GQ Blog Redacts Their Best Content
Posted: December 10th, 2014 | Author: Ryan | Filed under: Uncategorized | No Comments »Sometime over this past weekend, GQ Fashion not only stopped updating a feature I was really digging, they actually went back and deleted it from their archive as well.
Normally reserved for egregiously wrong, insensitive or “accidental” postings, deleting multiple posts in a series seems a bit odd, no?
Even weirder was that when I mentioned it, @GQFashion got ballsy for a second, before someone must’ve pointed out what I was talking about and either realized their mistake or saw that debating the value of page-view-spam “galleries” versus serialized content updates wasn’t a thing they wanted to get dragged into.
So @gqfashion actually had good content I enjoyed getting each day, then they decided to delete all previous posts & roll it into a gallery.
— Ryan Glass (@RyanGPhx) December 8, 2014
(tweets viewable here in their natural habitat.)
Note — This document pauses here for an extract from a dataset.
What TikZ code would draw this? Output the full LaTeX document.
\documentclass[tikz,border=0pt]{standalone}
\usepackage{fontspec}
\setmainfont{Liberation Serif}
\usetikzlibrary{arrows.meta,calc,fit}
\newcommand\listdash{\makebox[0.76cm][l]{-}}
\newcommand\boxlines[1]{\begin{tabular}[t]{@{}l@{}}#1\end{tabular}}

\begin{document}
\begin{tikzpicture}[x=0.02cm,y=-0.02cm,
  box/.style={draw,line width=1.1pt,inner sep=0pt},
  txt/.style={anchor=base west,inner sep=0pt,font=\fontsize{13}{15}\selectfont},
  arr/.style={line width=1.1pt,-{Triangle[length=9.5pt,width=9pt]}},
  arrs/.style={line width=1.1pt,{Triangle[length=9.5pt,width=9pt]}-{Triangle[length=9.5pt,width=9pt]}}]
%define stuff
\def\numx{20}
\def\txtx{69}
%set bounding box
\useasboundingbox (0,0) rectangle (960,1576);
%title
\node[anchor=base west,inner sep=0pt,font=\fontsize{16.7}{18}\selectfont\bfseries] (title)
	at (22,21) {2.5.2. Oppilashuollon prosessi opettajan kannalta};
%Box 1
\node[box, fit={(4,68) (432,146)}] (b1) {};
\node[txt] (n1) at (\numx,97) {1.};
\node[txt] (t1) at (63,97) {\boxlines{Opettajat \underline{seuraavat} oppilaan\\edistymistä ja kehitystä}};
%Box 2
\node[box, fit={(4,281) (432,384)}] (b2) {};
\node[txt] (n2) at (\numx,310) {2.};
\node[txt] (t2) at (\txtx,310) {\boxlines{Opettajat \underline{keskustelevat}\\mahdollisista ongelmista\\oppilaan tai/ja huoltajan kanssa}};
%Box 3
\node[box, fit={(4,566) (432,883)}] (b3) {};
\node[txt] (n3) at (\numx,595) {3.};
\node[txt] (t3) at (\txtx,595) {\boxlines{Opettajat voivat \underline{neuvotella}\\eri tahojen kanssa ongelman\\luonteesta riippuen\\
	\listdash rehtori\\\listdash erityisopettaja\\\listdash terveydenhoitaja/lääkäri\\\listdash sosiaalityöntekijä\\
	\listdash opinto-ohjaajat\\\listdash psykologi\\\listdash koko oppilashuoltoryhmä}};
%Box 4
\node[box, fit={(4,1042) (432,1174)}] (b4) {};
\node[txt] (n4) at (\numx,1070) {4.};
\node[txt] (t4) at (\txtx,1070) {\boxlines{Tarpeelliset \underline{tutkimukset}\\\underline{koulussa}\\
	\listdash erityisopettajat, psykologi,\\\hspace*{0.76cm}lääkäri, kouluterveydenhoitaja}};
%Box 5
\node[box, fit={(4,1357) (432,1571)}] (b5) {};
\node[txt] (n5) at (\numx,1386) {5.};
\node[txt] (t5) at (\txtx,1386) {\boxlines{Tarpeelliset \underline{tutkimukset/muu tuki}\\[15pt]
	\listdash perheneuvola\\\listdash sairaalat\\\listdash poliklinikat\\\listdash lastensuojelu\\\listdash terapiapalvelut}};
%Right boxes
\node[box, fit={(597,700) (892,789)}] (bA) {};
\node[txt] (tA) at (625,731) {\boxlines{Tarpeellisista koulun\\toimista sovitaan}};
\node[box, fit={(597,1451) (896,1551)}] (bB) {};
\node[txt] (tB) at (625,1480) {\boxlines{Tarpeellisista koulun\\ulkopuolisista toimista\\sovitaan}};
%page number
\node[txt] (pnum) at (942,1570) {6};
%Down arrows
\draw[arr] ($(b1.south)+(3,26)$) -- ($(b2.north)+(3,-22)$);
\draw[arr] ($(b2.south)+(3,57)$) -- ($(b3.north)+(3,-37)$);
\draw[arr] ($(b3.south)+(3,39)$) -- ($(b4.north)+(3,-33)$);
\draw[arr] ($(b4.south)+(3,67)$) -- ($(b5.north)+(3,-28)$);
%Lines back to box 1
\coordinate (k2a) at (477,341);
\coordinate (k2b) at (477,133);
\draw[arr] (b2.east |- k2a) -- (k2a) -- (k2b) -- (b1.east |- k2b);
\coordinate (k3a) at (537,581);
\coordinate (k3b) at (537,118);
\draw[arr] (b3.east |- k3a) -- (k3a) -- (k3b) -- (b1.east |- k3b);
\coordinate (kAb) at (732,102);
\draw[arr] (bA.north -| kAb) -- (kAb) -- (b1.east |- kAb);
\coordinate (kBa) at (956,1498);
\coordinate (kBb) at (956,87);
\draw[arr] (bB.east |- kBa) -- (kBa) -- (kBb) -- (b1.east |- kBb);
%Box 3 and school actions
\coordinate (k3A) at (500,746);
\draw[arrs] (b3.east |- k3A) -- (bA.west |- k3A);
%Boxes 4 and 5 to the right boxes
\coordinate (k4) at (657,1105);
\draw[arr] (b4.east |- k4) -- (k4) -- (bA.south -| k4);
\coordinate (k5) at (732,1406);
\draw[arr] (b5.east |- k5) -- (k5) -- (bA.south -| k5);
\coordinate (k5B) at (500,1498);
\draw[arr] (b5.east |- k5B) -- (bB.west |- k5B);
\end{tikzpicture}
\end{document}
@GQFashion What happened to all the "What Do Wear Today" that used to show up in the feed each morning? Now all I see is a monthly slideshow
— Ryan Glass (@RyanGPhx) December 8, 2014
Admittedly, it feels pithy on my part to “call them out” on this, but there’s a valid conversation to be had about brands converting away from valuable, serial content toward click-baity content that boosts page-views at the expense of the reader’s time/interest.
Of course, over time this type of content should turn off enough readers that the model fails and the publisher reaps the downsides of taking their readers for granted, but it’s tough to plot this course with content creators you’ve enjoyed for years and hope are just making a foolish mis-read.